If your budget is over $600K…
Melbourne Hume and Frankston LGAs for houses. Two of the few outer-Melbourne LGAs where you can still buy a house under $700K — both sitting on major rail infrastructure (Frankston Line upgrade, Melbourne Airport Rail).
Counter-cyclical Sydney middle-ring units. Sydney's lower-tier is holding up while upper-tier corrects — the spread is wider than at any point this cycle. Well-located unit markets (Bankstown, Campbelltown, Penrith) where credit can still reach.
Established regional cities with structural catalysts. Hospitals expanding, university campuses growing, infrastructure being delivered — Bendigo, Ballarat, Gosford. Not mining towns. Not hot money.
Final take — from Nick
I can see why new investors might be panicked right now. This month, the cycle officially turned.

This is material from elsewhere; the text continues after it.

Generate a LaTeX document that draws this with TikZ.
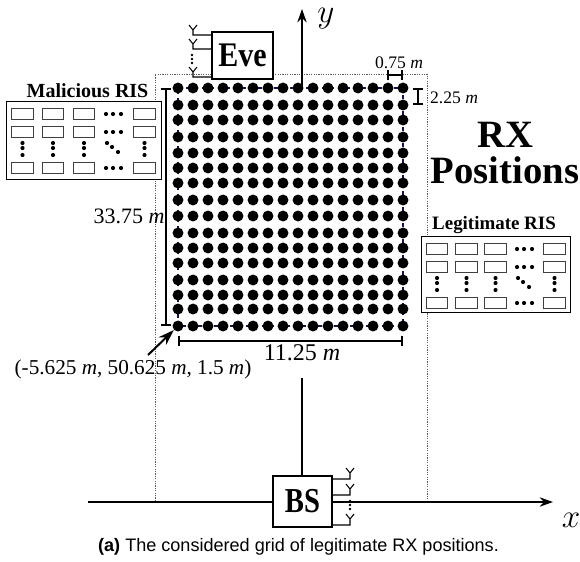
\documentclass[tikz,border=0pt]{standalone}
\usepackage{graphicx}
\usepackage{fontspec}
\setmainfont{Liberation Serif}
\newfontfamily\capfont{Liberation Sans}
\usetikzlibrary{arrows.meta}
\definecolor{gridnavy}{RGB}{20,20,70}
\tikzset{
  x=0.75pt,y=-0.75pt,
  griddot/.style={circle,fill=black,draw=none,inner sep=0pt,minimum size=8.2pt},
  perim/.style={draw=gridnavy,line width=1.8pt,dash pattern=on 3pt off 3pt},
  guide/.style={draw=black!65,line width=0.55pt,dash pattern=on 0.9pt off 0.9pt},
  axisline/.style={draw=black,line width=1.3pt},
  axisarrow/.style={axisline,-{Stealth[length=10pt,width=7pt]}},
  dim/.style={draw=black,line width=1.5pt},
  dimv/.style={dim,{Bar[width=8pt]}-{Bar[width=8pt]}},
  box/.style={draw=black,line width=1.3pt,fill=white,inner sep=0pt},
  feed/.style={draw=black,line width=0.8pt},
  riscell/.style={draw=black!75,line width=0.9pt,fill=white,inner sep=0pt,minimum width=16.2pt,minimum height=8.6pt},
  pip/.style={circle,fill=black,inner sep=0pt,minimum size=3.1pt},
  dimtext/.style={font=\fontsize{16.5pt}{18pt}\selectfont,inner sep=0pt},
  smalltext/.style={font=\fontsize{13.2pt}{15pt}\selectfont,inner sep=0pt},
  ristitle/.style={font=\fontsize{15pt}{17pt}\selectfont\bfseries,inner sep=0pt},
  bigtitle/.style={font=\fontsize{29pt}{30pt}\selectfont\bfseries,inner sep=0pt,align=center},
}
% panel name, left, top, width, height, column centres, first horizontal pip offset
\newcommand{\rispanel}[7]{%
  \node[box,line width=1pt,anchor=north west,minimum width=#4*0.75pt,minimum height=#5*0.75pt] (#1) at (#2,#3) {};
  \foreach \cx [count=\ci] in {#6}{
    \foreach \cy [count=\cj] in {13,31,67}{
      \node[riscell] (#1-c\ci-\cj) at (#2+\cx,#3+\cy) {};
    }
    \foreach \py [count=\pk] in {42,47,54}{
      \node[pip] (#1-v\ci-\pk) at (#2+\cx,#3+\py) {};
    }
  }
  \foreach \cy [count=\cj] in {13,31,67}{
    \foreach \px [count=\pk] in {0,7,15}{
      \node[pip] (#1-h\cj-\pk) at (#2+#7+\px,#3+\cy) {};
    }
  }
  \node[pip] (#1-d1) at (#2+#7+1,#3+42) {};
  \node[pip] (#1-d2) at (#2+#7+6,#3+46) {};
  \node[pip] (#1-d3) at (#2+#7+12,#3+51) {};
}
\begin{document}
\begin{tikzpicture}
\useasboundingbox (0,0) rectangle (580,561);

% dotted frame
\coordinate (fa) at (155,74);
\coordinate (fb) at (427,74);
\coordinate (fc) at (427,501);
\coordinate (fd) at (155,501);
\draw[guide] (fd) -- (fa) -- (fb) -- (fc);

% axes
\node[box,minimum width=44.25pt,minimum height=38.25pt] (bs) at (302.5,501.5) {\scalebox{1}[1.22]{\fontsize{21.5pt}{22pt}\selectfont\bfseries BS}};
\coordinate (xs) at (88,502);
\coordinate (xe) at (553,502);
\coordinate (yt) at (302,9);
\coordinate (yg) at (302,378);
\draw[axisline] (xs) -- (bs.west |- xs);
\draw[axisarrow] (bs.east |- xe) -- (xe);
\draw[axisline] (bs.north -| yg) -- (yg);
\node[inner sep=0pt,font=\fontsize{23pt}{24pt}\selectfont] (xl) at (571,520) {$x$};
\node[inner sep=0pt,font=\fontsize{23pt}{24pt}\selectfont] (yl) at (326,19) {$y$};

% perimeter lines
\coordinate (p1) at (178,88);
\coordinate (p2) at (403,88);
\coordinate (p3) at (403,326);
\coordinate (p4) at (178,326);
\draw[perim] (p1) -- (p2) -- (p3) -- (p4) -- cycle;

% grid of positions
\foreach \yy [count=\j] in {88,105,120,137,153,168,183,200,216,233,248,263,280,295,309,326}{
  \foreach \i in {0,...,15}{
    \node[griddot] (d-\i-\j) at (178+15*\i,\yy) {};
  }
}
\draw[axisarrow] (d-8-1.center -| yg) -- (yt);

% Eve
\node[box,minimum width=45.75pt,minimum height=35.25pt] (eve) at (242.5,55.5) {\scalebox{1}[1.15]{\fontsize{22.5pt}{24pt}\selectfont\bfseries Eve}};
\foreach \n/\ay in {1/35,2/49,3/77}{
  \coordinate (ea\n) at (193,\ay);
  \draw[feed] (eve.west |- ea\n) -- (ea\n) -- ++(0,-5) -- ++(-4,-5) ++(4,5) -- ++(4,-5);
}
\node[pip,minimum size=2pt] (ed1) at (192,55) {};
\node[pip,minimum size=2pt] (ed2) at (192,59) {};
\node[pip,minimum size=2pt] (ed3) at (192,63) {};

% BS antennas
\foreach \n/\ay in {1/479,2/495,3/525}{
  \coordinate (ba\n) at (350,\ay);
  \draw[feed] (bs.east |- ba\n) -- (ba\n) -- ++(0,-6) -- ++(-4,-5) ++(4,5) -- ++(4,-5);
}
\node[pip,minimum size=2pt,fill=black] (bd1) at (350,501) {};
\node[pip,minimum size=2pt,fill=black] (bd2) at (350,505) {};
\node[pip,minimum size=2pt,fill=black] (bd3) at (350,509) {};

% RIS panels
\rispanel{mal}{6}{101}{155}{78}{16.5,47,78,138.5}{100}
\rispanel{leg}{421}{236}{149}{76}{16,45.5,74.5,133.5}{96}
\node[ristitle] (malt) at (87.5,91) {Malicious RIS};
\node[ristitle,font=\fontsize{14.2pt}{17pt}\selectfont\bfseries] (legt) at (494,225) {Legitimate RIS};

% big label
\node[bigtitle] (rxt) at (505,153) {RX\\[-3pt]Positions};

% dimensions
\coordinate (w1) at (387,75); \coordinate (w2) at (403,75);
\draw[dimv] (w1) -- (w2);
\node[smalltext] (wl) at (399,63) {0.75 {\itshape m}};
\coordinate (h1) at (418,88); \coordinate (h2) at (418,105);
\draw[dimv] (h1) -- (h2);
\node[smalltext] (hl) at (454,98) {2.25 {\itshape m}};
\coordinate (v1) at (166,88); \coordinate (v2) at (166,326);
\draw[dimv] (v1) -- (v2);
\node[dimtext] (vl) at (129,216) {33.75 {\itshape m}};
\coordinate (b1) at (178,341); \coordinate (b2) at (403,341);
\draw[dimv] (b1) -- (b2);
\node[dimtext,font=\fontsize{18pt}{20pt}\selectfont] (bl) at (302,353) {11.25 {\itshape m}};
\node[dimtext,font=\fontsize{15.9pt}{18pt}\selectfont] (cl) at (133,369) {(-5.625 {\itshape m}, 50.625 {\itshape m}, 1.5 {\itshape m})};
\coordinate (ast) at (148,355);
\draw[draw=black,line width=1.5pt,-{Stealth[length=12pt,width=8pt]}] (ast) -- (d-0-16);

% caption
\node[inner sep=0pt,font=\capfont\fontsize{13.55pt}{15pt}\selectfont] (cap) at (298.5,547) {\textbf{(a)} The considered grid of legitimate RX positions.};
\end{tikzpicture}
\end{document}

Sydney and Melbourne are formally below their peaks. Combined capitals went negative for the first time. The RBA hiked again. The Federal Budget put a clock on negative gearing. And the banks aren't waiting for 2027 — they're tightening serviceability right now. Yes, I'm sitting on more debt than most Australian households, so I'm feeling every basis point of this alongside you.
But here's what the news won't tell you. Rents are up +5.9% annually. Vacancy is at 1.5% — record-low territory. Yields are repairing for the first time in years. The Sydney and Melbourne corrections are creating entry points that didn't exist 12 months ago. Lower-quartile markets are outperforming everywhere except the ACT — because borrowing capacity is being forced down-market, and there's a long runway left in that trade.
The playbook is sharper now, not different. Stay anchored in numbers. Think counter-cyclical. Buy where fundamentals stack up and credit can still reach — those are two filters now, not one.
Think cheaper, think cashflow, think where the money is being pushed. But don't skip the fundamentals — affordability without demand is just a cheap house in the wrong suburb.
This is the kind of market where good buyers do their best work.